Nursing home Medicaid is a program administered by the State of Georgia and funded by the Federal government to provide coverage for nursing home care. Applicants for nursing home Medicaid must show both: that they have a medical condition that requires skilled level nursing home and meet financial limits on both the income and assets that can be retained and still receive nursing home level care. Information on these requirements can be found in the Medicaid Planning section of this website.
To be approved for Medicaid, an applicant must file a Medicaid application with DFACS. This can be done either online or by mail. At first glance, the application seems easy, as it is only a few pages of questions. But, like many things, the complexity is in the details. There are significant requirements in terms of the form of documentation that must be provided to support the answers to the questions on the application. If the documents provided raise additional questions for the Medicaid caseworker reviewing the application, additional documentation is required to answer such questions. Lastly, bank statements and other documents must be scrutinized to ensure that there were no gifts or other transfers subject to penalty made within sixty months before the date of application.
Most nursing homes will offer to submit the nursing home Medicaid application for the nursing home resident. This is typically not beneficial for the Medicaid applicant, as in an attempt to get paid as quick as possible, the nursing home may fail to consider the issues outlined above. This can result in a denial of nursing home Medicaid benefits and a possible penalty precluding the award of benefits for months or even years in the future.

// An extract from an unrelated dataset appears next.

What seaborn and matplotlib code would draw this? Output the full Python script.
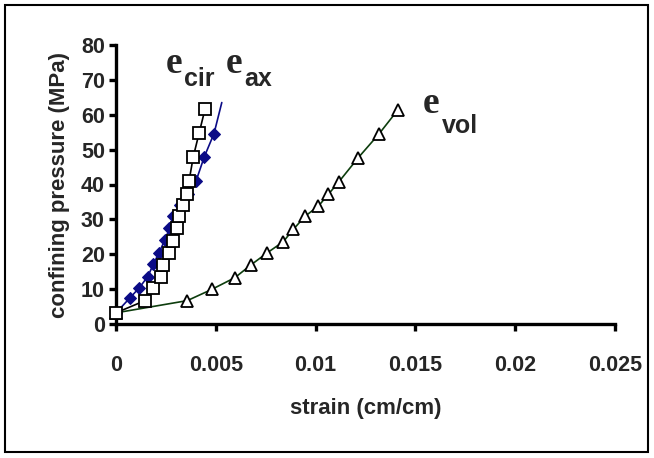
import matplotlib
matplotlib.use("Agg")
import matplotlib.pyplot as plt
import seaborn as sns
import pandas as pd
from matplotlib.patches import Rectangle

# ---- data ----
cir_x = [0, 0.00145, 0.00187, 0.00224, 0.00237, 0.00267, 0.00287, 0.00304, 0.00317,
         0.00337, 0.00357, 0.00366, 0.00387, 0.00417, 0.00446]
cir_y = [3.2, 6.7, 10.2, 13.6, 16.9, 20.4, 23.9, 27.4, 31.0, 34.1, 37.4, 41.0, 47.9, 54.9, 61.6]

ax_x = [0, 0.0007, 0.00117, 0.00159, 0.00187, 0.00215, 0.00245, 0.00268, 0.00287,
        0.0032, 0.0036, 0.00401, 0.00442, 0.00491, 0.0053]
ax_y = [3.2, 7.5, 10.4, 13.6, 17.1, 20.4, 24.1, 27.4, 31.0, 34.1, 37.4, 41.0, 47.9, 54.6, 63.5]

vol_x = [0, 0.00357, 0.00479, 0.00596, 0.00675, 0.00755, 0.00838, 0.00888, 0.00947,
         0.01014, 0.01064, 0.01117, 0.01214, 0.01319, 0.01411]
vol_y = [3.2, 6.7, 9.9, 13.3, 16.9, 20.3, 23.6, 27.1, 30.9, 33.8, 37.2, 40.8, 47.7, 54.6, 61.3]

x_ticks = [0, 0.005, 0.01, 0.015, 0.02, 0.025]
x_tick_labels = ["0", "0.005", "0.01", "0.015", "0.02", "0.025"]
y_ticks = [0, 10, 20, 30, 40, 50, 60, 70, 80]

sns.set_theme(style="white")
plt.rcParams['font.family'] = ['Liberation Sans', 'DejaVu Sans']

W, H = 654, 458
fig = plt.figure(figsize=(W / 100, H / 100), dpi=100)
ax = fig.add_axes([116 / W, 1 - 324 / H, (615 - 116) / W, (324 - 45) / H])

df_ax = pd.DataFrame({"x": ax_x, "y": ax_y})
df_cir = pd.DataFrame({"x": cir_x, "y": cir_y})
df_vol = pd.DataFrame({"x": vol_x, "y": vol_y})

sns.lineplot(data=df_ax, x="x", y="y", ax=ax, sort=False, estimator=None,
             color="#0b0b86", linewidth=1.2, marker="D", markersize=6.5,
             markerfacecolor="#0b0b86", markeredgecolor="#0b0b86",
             markevery=list(range(len(ax_x) - 1)), clip_on=False, zorder=3)
sns.lineplot(data=df_vol, x="x", y="y", ax=ax, sort=False, estimator=None,
             color="#0d3d0d", linewidth=1.2, marker="^", markersize=9,
             markerfacecolor="white", markeredgecolor="black", markeredgewidth=1.3,
             clip_on=False, zorder=4)
sns.lineplot(data=df_cir, x="x", y="y", ax=ax, sort=False, estimator=None,
             color="black", linewidth=1.2, marker="s", markersize=8.5,
             markerfacecolor="white", markeredgecolor="black", markeredgewidth=1.3,
             clip_on=False, zorder=5)

ax.set_xlim(0, 0.025)
ax.set_ylim(0, 80)
ax.set_xticks(x_ticks)
ax.set_xticklabels(x_tick_labels)
ax.set_yticks(y_ticks)

for s in ["top", "right"]:
    ax.spines[s].set_visible(False)
for s in ["left", "bottom"]:
    ax.spines[s].set_linewidth(2.4)
    ax.spines[s].set_color("black")

ax.tick_params(axis="both", direction="out", length=5, width=2.4, color="black",
               labelsize=15.5, bottom=True, left=True)
ax.tick_params(axis="x", pad=17)
ax.tick_params(axis="y", pad=3)
for lab in ax.get_xticklabels() + ax.get_yticklabels():
    lab.set_fontweight("bold")

ax.set_xlabel("strain (cm/cm)", fontsize=16, fontweight="bold", labelpad=16)
ax.set_ylabel("confining pressure (MPa)", fontsize=16, fontweight="bold", labelpad=8)
ax.grid(False)

# curve annotations
serif = ['Liberation Serif', 'DejaVu Serif']
sans = ['Liberation Sans', 'DejaVu Sans']
def lbl(xe, ye, xs, ys, sub):
    fig.text(xe / W, 1 - ye / H, "e", family=serif, fontweight="bold", fontsize=27,
             ha="left", va="baseline")
    fig.text(xs / W, 1 - ys / H, sub, family=sans, fontweight="bold", fontsize=18,
             ha="left", va="baseline")

lbl(166, 73, 184, 86, "cir")
lbl(226, 73, 244, 86, "ax")
lbl(423, 113, 442, 133, "vol")

# outer frame
fig.patches.append(Rectangle((5 / W, 1 - 452 / H), (648 - 5) / W, (452 - 5) / H,
                             transform=fig.transFigure, fill=False,
                             edgecolor="black", linewidth=1.5))

fig.savefig("out.png", dpi=100)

The nursing home should only be permitted to file the application for Medicaid if the applicant is very certain that:
• Current Medicaid rules on assets and income are satisfied.
• There were no transfers in the last sixty months.
• The income of the Medicaid applicant is below the Medicaid threshold.
• The Medicaid applicant does not have any assets that need to be protected from a Medicaid lien. This is common when the Medicaid applicant has a house.
As is evident from the list above, the times where the nursing home can be trusted to submit the Medicaid application are very rare. For all other applications, the services of an experienced elder law attorney should be used. The investment in hiring an attorney will be recouped by protection of the assets of the Medicaid applicant and faster Medicaid approval.